Goal
Extract, in full, the lines below, beginning at the first and ending with the line that contains "ax.set_ylim(519, 0)". Pictures do not belong in the copy.
________________________
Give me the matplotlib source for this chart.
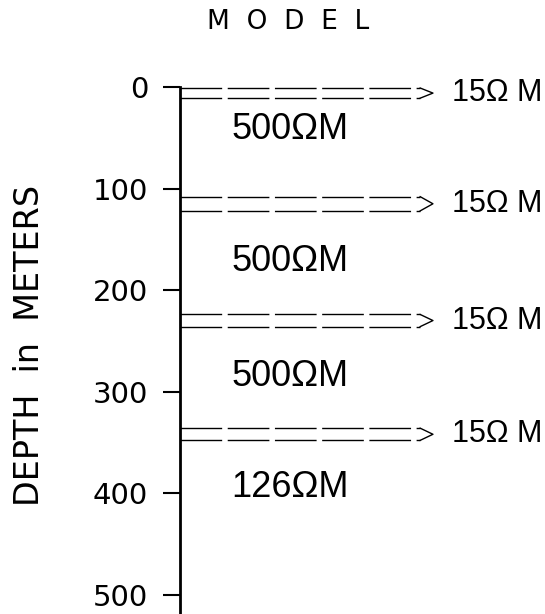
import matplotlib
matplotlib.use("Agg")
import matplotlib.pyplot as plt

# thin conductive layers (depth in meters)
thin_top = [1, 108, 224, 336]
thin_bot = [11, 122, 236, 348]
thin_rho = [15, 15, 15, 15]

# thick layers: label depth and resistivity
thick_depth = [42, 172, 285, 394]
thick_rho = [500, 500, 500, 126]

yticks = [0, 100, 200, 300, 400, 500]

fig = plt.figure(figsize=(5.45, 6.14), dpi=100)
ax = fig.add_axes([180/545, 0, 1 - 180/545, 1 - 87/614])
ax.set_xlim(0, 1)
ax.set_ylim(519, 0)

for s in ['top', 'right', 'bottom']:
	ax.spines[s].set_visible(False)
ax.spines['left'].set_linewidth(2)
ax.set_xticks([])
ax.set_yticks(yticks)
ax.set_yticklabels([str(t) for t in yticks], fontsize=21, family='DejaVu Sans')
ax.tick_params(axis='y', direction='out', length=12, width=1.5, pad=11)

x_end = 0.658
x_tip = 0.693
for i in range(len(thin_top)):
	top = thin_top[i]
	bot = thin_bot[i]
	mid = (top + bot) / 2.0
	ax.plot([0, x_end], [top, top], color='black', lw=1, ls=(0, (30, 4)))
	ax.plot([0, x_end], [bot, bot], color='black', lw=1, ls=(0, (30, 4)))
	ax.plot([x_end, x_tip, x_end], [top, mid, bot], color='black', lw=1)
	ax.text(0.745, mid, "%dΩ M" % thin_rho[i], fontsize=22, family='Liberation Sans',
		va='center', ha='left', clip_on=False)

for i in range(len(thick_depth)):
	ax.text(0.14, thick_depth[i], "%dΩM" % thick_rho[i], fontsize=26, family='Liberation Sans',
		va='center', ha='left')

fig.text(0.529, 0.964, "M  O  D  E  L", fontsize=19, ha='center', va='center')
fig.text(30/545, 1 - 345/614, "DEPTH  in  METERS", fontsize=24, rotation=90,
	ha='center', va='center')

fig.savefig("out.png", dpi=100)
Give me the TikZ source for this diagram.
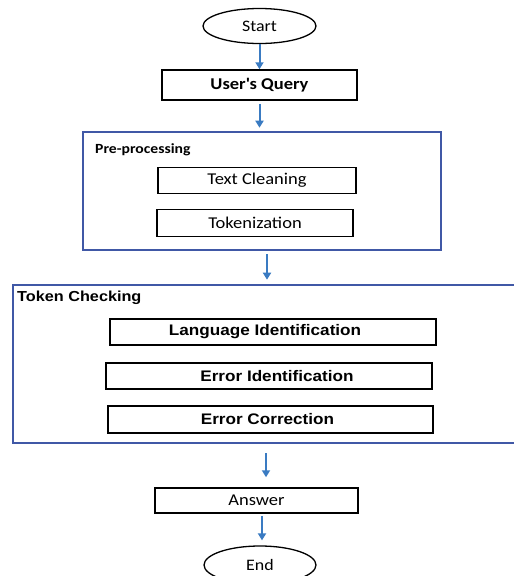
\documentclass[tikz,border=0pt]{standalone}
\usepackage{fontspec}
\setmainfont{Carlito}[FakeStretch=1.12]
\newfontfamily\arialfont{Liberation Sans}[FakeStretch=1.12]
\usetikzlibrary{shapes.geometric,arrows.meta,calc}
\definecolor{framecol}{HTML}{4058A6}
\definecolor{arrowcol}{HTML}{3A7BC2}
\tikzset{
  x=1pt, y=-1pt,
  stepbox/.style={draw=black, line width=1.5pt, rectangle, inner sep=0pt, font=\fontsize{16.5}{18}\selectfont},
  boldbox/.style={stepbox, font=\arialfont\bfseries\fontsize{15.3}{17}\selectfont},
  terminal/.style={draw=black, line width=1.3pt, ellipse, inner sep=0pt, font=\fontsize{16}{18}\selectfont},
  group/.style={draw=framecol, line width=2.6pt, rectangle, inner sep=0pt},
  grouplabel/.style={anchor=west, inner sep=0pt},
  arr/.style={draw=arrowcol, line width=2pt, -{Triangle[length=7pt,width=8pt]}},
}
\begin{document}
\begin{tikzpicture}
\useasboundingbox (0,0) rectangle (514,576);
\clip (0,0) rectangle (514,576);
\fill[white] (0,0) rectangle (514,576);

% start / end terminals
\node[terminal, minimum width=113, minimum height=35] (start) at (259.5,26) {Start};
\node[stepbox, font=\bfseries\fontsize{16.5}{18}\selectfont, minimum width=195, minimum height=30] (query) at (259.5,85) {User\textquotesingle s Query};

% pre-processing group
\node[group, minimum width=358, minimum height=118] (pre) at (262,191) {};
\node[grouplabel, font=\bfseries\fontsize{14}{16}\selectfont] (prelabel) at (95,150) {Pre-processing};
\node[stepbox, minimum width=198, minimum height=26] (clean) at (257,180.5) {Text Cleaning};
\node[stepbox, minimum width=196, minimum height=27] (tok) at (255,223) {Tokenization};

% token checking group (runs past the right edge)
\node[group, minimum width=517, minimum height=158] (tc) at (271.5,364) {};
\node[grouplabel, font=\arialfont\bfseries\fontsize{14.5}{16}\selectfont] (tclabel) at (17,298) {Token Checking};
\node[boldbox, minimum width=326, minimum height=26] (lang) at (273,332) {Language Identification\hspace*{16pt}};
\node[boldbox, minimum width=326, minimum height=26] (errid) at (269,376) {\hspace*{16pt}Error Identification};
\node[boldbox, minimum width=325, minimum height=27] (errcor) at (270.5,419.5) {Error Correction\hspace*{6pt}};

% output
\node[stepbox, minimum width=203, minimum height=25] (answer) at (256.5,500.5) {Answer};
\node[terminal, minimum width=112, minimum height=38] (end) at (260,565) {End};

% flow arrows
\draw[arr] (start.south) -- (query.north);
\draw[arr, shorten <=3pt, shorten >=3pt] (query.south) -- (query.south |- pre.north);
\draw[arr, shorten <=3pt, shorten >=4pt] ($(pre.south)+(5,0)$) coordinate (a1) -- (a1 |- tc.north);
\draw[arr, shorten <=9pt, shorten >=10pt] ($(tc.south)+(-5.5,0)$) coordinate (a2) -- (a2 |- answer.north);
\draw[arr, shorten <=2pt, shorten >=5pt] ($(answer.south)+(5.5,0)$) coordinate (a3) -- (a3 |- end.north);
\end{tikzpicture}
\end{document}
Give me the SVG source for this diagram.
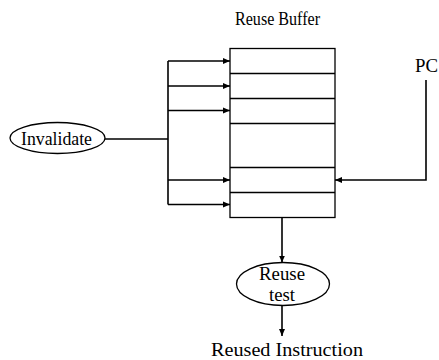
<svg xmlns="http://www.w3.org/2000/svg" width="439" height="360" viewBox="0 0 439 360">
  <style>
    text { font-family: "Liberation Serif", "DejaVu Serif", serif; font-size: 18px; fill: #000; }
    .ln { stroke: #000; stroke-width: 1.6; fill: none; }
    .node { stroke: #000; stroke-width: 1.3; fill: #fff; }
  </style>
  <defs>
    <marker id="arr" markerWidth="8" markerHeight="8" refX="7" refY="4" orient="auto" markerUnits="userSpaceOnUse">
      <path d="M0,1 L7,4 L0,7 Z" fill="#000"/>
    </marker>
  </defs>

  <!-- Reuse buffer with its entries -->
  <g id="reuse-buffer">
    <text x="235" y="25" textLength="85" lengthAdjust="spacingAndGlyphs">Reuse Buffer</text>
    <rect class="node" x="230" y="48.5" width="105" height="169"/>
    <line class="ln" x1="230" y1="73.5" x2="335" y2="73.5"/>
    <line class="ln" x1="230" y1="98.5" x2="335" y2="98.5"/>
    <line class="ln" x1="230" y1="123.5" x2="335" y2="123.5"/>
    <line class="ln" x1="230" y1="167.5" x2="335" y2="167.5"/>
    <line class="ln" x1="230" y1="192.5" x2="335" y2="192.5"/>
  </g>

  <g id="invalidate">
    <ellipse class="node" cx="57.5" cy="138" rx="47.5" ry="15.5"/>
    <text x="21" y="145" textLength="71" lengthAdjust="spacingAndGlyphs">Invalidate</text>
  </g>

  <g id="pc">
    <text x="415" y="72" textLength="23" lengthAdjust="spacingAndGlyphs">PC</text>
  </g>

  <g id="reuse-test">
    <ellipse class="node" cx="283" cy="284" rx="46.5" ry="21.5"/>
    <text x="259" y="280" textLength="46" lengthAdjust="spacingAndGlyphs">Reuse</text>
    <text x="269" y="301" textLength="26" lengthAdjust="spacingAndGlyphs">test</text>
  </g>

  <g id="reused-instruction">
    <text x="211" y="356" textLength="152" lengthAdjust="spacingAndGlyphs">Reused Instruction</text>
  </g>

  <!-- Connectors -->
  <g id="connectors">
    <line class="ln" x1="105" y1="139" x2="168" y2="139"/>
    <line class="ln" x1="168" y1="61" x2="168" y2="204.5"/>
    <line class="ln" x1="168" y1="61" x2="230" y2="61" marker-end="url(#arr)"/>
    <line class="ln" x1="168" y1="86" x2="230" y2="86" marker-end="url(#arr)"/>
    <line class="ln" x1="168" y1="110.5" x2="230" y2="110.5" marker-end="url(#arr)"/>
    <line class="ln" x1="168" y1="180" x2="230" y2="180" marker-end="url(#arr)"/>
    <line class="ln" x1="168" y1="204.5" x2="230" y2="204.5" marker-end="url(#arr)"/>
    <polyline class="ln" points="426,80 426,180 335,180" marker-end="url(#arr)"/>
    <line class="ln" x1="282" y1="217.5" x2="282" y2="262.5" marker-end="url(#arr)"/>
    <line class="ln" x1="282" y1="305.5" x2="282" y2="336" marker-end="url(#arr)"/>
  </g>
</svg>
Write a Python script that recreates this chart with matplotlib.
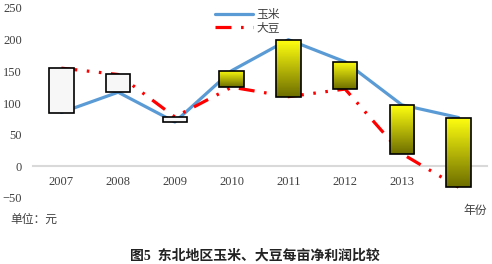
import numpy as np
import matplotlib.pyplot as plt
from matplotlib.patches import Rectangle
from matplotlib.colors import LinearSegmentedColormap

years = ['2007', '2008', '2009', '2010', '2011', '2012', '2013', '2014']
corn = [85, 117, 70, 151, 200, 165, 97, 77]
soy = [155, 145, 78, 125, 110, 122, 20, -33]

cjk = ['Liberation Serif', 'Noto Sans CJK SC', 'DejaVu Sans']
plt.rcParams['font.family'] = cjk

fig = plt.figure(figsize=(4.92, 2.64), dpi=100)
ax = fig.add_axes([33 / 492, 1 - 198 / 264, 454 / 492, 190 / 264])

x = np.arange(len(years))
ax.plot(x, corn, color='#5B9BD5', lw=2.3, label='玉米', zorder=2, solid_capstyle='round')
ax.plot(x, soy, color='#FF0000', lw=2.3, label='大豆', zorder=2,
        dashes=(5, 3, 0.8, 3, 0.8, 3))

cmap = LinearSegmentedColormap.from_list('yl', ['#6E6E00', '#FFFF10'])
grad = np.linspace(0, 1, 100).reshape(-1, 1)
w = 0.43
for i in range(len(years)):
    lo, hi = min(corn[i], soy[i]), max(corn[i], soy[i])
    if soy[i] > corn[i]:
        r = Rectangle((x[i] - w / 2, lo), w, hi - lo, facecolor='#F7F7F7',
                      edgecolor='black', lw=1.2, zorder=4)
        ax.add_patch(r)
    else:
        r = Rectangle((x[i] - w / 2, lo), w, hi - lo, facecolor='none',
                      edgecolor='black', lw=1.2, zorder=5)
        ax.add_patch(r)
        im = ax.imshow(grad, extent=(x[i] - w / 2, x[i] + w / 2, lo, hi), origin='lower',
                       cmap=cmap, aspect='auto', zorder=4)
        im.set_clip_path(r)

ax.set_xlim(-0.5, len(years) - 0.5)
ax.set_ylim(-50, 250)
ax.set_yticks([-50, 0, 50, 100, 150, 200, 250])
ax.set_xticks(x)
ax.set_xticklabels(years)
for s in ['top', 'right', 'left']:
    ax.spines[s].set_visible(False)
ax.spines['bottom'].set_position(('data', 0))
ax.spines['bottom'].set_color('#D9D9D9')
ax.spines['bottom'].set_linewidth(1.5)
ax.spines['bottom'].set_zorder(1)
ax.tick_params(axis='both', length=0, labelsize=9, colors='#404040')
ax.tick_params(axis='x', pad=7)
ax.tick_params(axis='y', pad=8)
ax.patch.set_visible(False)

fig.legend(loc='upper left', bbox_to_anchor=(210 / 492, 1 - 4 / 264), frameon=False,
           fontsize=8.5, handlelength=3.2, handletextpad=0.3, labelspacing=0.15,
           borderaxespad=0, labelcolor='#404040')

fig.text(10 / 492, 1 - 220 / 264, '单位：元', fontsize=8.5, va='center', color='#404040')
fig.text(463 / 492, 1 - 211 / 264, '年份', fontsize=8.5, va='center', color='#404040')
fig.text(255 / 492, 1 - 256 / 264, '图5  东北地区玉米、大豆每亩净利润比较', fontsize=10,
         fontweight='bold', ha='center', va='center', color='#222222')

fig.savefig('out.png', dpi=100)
________________________
Correct response
Give me the matplotlib source for this chart.
import matplotlib
matplotlib.use("Agg")
import matplotlib.pyplot as plt

# thin conductive layers (depth in meters)
thin_top = [1, 108, 224, 336]
thin_bot = [11, 122, 236, 348]
thin_rho = [15, 15, 15, 15]

# thick layers: label depth and resistivity
thick_depth = [42, 172, 285, 394]
thick_rho = [500, 500, 500, 126]

yticks = [0, 100, 200, 300, 400, 500]

fig = plt.figure(figsize=(5.45, 6.14), dpi=100)
ax = fig.add_axes([180/545, 0, 1 - 180/545, 1 - 87/614])
ax.set_xlim(0, 1)
ax.set_ylim(519, 0)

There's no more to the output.